Lors de ce 64e Festival de Cannes, le Palais a bruissé de rumeurs, de commentaires sur les rapports de forces, soulignant une emprise toujours plus grande de Thierry Frémeaux, ou s'inquiétant de l'éventuel départ de Gilles Jacob. L'affaire Lars Von Trier a d'ailleurs (d)étonné puisque le cinéaste danois est ami avec les deux hommes.
Mais en France, tout est politique. Maintenant que le Palais se transforme (en blanc, c'est plus beau), que la gare de Cannes va se métamorphoser (enfin), que le virage du numérique est bien engagé (le site du Festival est un modèle), que la sélection officielle a été bien accueillie (et même mieux que ça), que le Marché du film est en forme, certains sous-entendent qu'il faudrait remplacer le Pape.
Quelle drôle d'idée. Gilles Jacob, délégué général depuis 1977, président du Festival depuis 10 ans, est indissociable du Festival. Surtout, il n'y a pas grand chose à lui reprocher. Il assure le "job" quand Jafar Panahi est arrêté et interdit de filmer, quand il faut expliquer la révolution technologique actuelle, quand il faut se faire l'ambassadeur d'un Festival plus que jamais "pays des cinémas du monde". Il est un fervent cinéphile, un passionné habité, un symbole atemporel dans ce monde qui va (inconsciemment) trop vite.
Grâce à lui, le Festival de Cannes est resté le plus grand festival de cinéma du monde durant 25 ans. C'est sans doute pour cela que le poste de Gilles Jacob attise les convoitises. Nombreux sont ceux qui veulent cette place si prestigieuse. Cumulard (Alain Terzian, président des César), ex-Ministre qui se croit toujours Ministre (Jack Lang) ou Ministre qui voudrait être ex-Ministre (Frédéric Mitterrand), personnalité politico-cinématographique (Marin Karmitz), anciens patrons de Canal + (Pierre Lescure, Marc Tessier) ou d'Arte (Jérôme Clément, qui se croyait encore le boss de la chaîne culturelle cette année sur la Croisette)... les candidats ne manquent pas. N'est-ce pas prématuré? Image-t-on le séisme que sa non réélection provoquerait dans le milieu?

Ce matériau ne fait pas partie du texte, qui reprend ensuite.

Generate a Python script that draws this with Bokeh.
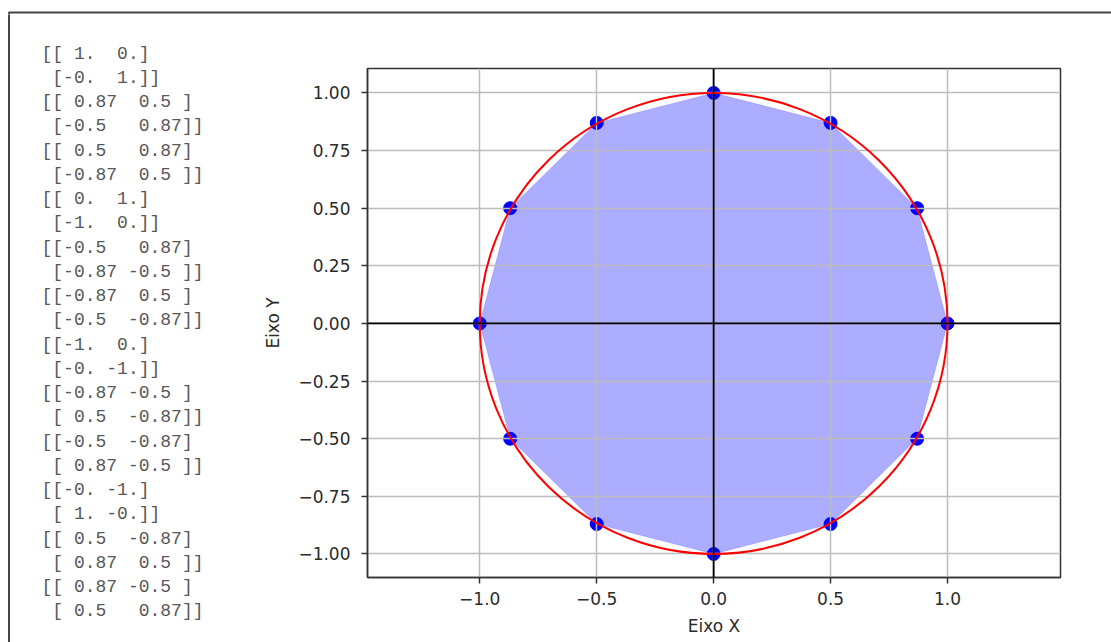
from bokeh.plotting import figure
from bokeh.layouts import column, row
from bokeh.models import Range1d, FixedTicker, Span
from bokeh.core.properties import value
from bokeh.embed import file_html
from bokeh.resources import INLINE

# ---- data ----
px = [1.0, 0.87, 0.5, 0.0, -0.5, -0.87, -1.0, -0.87, -0.5, 0.0, 0.5, 0.87]
py = [0.0, 0.5, 0.87, 1.0, 0.87, 0.5, 0.0, -0.5, -0.87, -1.0, -0.87, -0.5]

x_ticks = [-1.0, -0.5, 0.0, 0.5, 1.0]
x_tick_labels = ["\u22121.0", "\u22120.5", "0.0", "0.5", "1.0"]
y_ticks = [-1.0, -0.75, -0.5, -0.25, 0.0, 0.25, 0.5, 0.75, 1.0]
y_tick_labels = ["\u22121.00", "\u22120.75", "\u22120.50", "\u22120.25", "0.00",
                 "0.25", "0.50", "0.75", "1.00"]

matrix_lines = [
    "[[ 1.  0.]", " [-0.  1.]]",
    "[[ 0.87  0.5 ]", " [-0.5   0.87]]",
    "[[ 0.5   0.87]", " [-0.87  0.5 ]]",
    "[[ 0.  1.]", " [-1.  0.]]",
    "[[-0.5   0.87]", " [-0.87 -0.5 ]]",
    "[[-0.87  0.5 ]", " [-0.5  -0.87]]",
    "[[-1.  0.]", " [-0. -1.]]",
    "[[-0.87 -0.5 ]", " [ 0.5  -0.87]]",
    "[[-0.5  -0.87]", " [ 0.87 -0.5 ]]",
    "[[-0. -1.]", " [ 1. -0.]]",
    "[[ 0.5  -0.87]", " [ 0.87  0.5 ]]",
    "[[ 0.87 -0.5 ]", " [ 0.5   0.87]]",
]

x_label = "Eixo X"
y_label = "Eixo Y"

TOTAL_W, TOTAL_H = 1111, 642
STRIP_H = 14
LEFT_W = 260
BORDER_COLOR = "#444444"


def bare(width, height, xr, yr):
    f = figure(width=width, height=height, output_backend="svg",
               toolbar_location=None, x_range=xr, y_range=yr,
               min_border=0, x_axis_type=None, y_axis_type=None)
    f.outline_line_color = None
    f.grid.visible = False
    f.background_fill_color = "white"
    f.border_fill_color = "white"
    f.frame_align = False
    return f


# ---- top strip: top edge of the screenshot frame ----
strip = bare(TOTAL_W, STRIP_H, Range1d(0, TOTAL_W), Range1d(STRIP_H, 0))
strip.segment(x0=[8], y0=[12], x1=[TOTAL_W + 5], y1=[12],
              line_color=BORDER_COLOR, line_width=2)
strip.segment(x0=[8.5], y0=[12], x1=[8.5], y1=[STRIP_H + 2],
              line_color=BORDER_COLOR, line_width=2)

# ---- left panel: printed matrices ----
body_h = TOTAL_H - STRIP_H
txt = bare(LEFT_W, body_h, Range1d(0, LEFT_W), Range1d(body_h, 0))
txt.segment(x0=[8.5], y0=[-2], x1=[8.5], y1=[body_h + 2],
            line_color=BORDER_COLOR, line_width=2)
ty = [53 + 24.26 * i - STRIP_H for i in range(len(matrix_lines))]
txt.text(x=[41] * len(matrix_lines), y=ty,
         text=[s.replace(" ", "\u00a0") for s in matrix_lines],
         text_font=value("Liberation Mono"), text_font_size="18px",
         text_color="#585858", text_baseline="middle", text_align="left")

# ---- main plot ----
p = figure(width=TOTAL_W - LEFT_W, height=body_h, output_backend="svg",
           toolbar_location=None,
           x_range=Range1d(-1.48, 1.483), y_range=Range1d(-1.102, 1.106),
           min_border_left=367 - LEFT_W, min_border_right=TOTAL_W - 1060,
           min_border_top=68 - STRIP_H, min_border_bottom=TOTAL_H - 577)
p.frame_align = False
p.background_fill_color = "white"
p.border_fill_color = "white"
p.outline_line_color = "#333333"
p.outline_line_width = 1.5

for g in (p.xgrid, p.ygrid):
    g.grid_line_color = "#bdbdbd"
    g.grid_line_width = 1.5
    g.level = "glyph"
p.xgrid.ticker = FixedTicker(ticks=x_ticks)
p.ygrid.ticker = FixedTicker(ticks=y_ticks)

p.xaxis.ticker = FixedTicker(ticks=x_ticks)
p.yaxis.ticker = FixedTicker(ticks=y_ticks)
p.xaxis.major_label_overrides = dict(zip(x_ticks, x_tick_labels))
p.yaxis.major_label_overrides = dict(zip(y_ticks, y_tick_labels))
for ax in (p.xaxis, p.yaxis):
    ax.axis_line_color = "#333333"
    ax.axis_line_width = 1.5
    ax.major_tick_line_color = "#333333"
    ax.major_tick_line_width = 1.5
    ax.major_tick_out = 6
    ax.major_tick_in = 0
    ax.minor_tick_line_color = None
    ax.major_label_text_font = "DejaVu Sans"
    ax.major_label_text_font_size = "17px"
    ax.major_label_text_color = "#2b2b2b"
    ax.axis_label_text_font = "DejaVu Sans"
    ax.axis_label_text_font_size = "17px"
    ax.axis_label_text_font_style = "normal"
    ax.axis_label_text_color = "#2b2b2b"
p.xaxis.axis_label = x_label
p.yaxis.axis_label = y_label
p.xaxis.major_label_standoff = 8
p.xaxis.axis_label_standoff = 8
p.yaxis.major_label_standoff = 11
p.yaxis.axis_label_standoff = 12

p.patch(px, py, fill_color="blue", fill_alpha=0.32, line_color="blue",
        line_alpha=0.15, line_width=1)
p.ellipse(x=[0], y=[0], width=[2], height=[2], fill_alpha=0,
          line_color="red", line_width=2, level="annotation")
p.scatter(px, py, size=13, color="blue")

p.add_layout(Span(location=0, dimension="height", line_color="black", line_width=1.8))
p.add_layout(Span(location=0, dimension="width", line_color="black", line_width=1.8))

layout = column(strip, row(txt, p, spacing=0), spacing=0)

open("out.html", "w").write(file_html(layout, INLINE))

Pourtant rien ne dit que Gilles Jacob ne sera pas candidat à sa propre succession en novembre. Nous le souhaitons, nous l'espérons. Et dans le cas contraire, le plus légitime des candidats ne serait-il pas Thierry Frémaux lui-même? Ce sera au conseil d'administration de choisir, voire de voter une modification des statuts. Dans le conseil, on retrouve, entre autres, le directeur du CNC, un représentant du Ministère de la Culture, le contrôleur d'Etat, un représentant de la ville de Cannes, un représentant du Syndicat Français de la Critique de Cinéma.
A la veille du 65e anniversaire du Festival, on imagine mal Gilles Jacob éconduit. Selon lui, le poste peut être occupé par des talents très divers : "tout le monde peut être directeur du Festival de Cannes, à condition bien sûr d'être très cinéphile, de travailler beaucoup et d'avoir un peu de chance. J'ajouterais la patience comme qualité essentielle. Mais alors, une énorme dose de patience !" Les prétendants vont devoir encore patienter 3 nouvelles années (durée d'un mandat).
Dans une interview de 2009, il évoquait avec humour cette succession : "je sais qu'un jour ma femme me dira : “Sais-tu que tu es en train de devenir gâteux ?” Je lui fais entièrement confiance pour ne pas me laisser faire l'année de trop."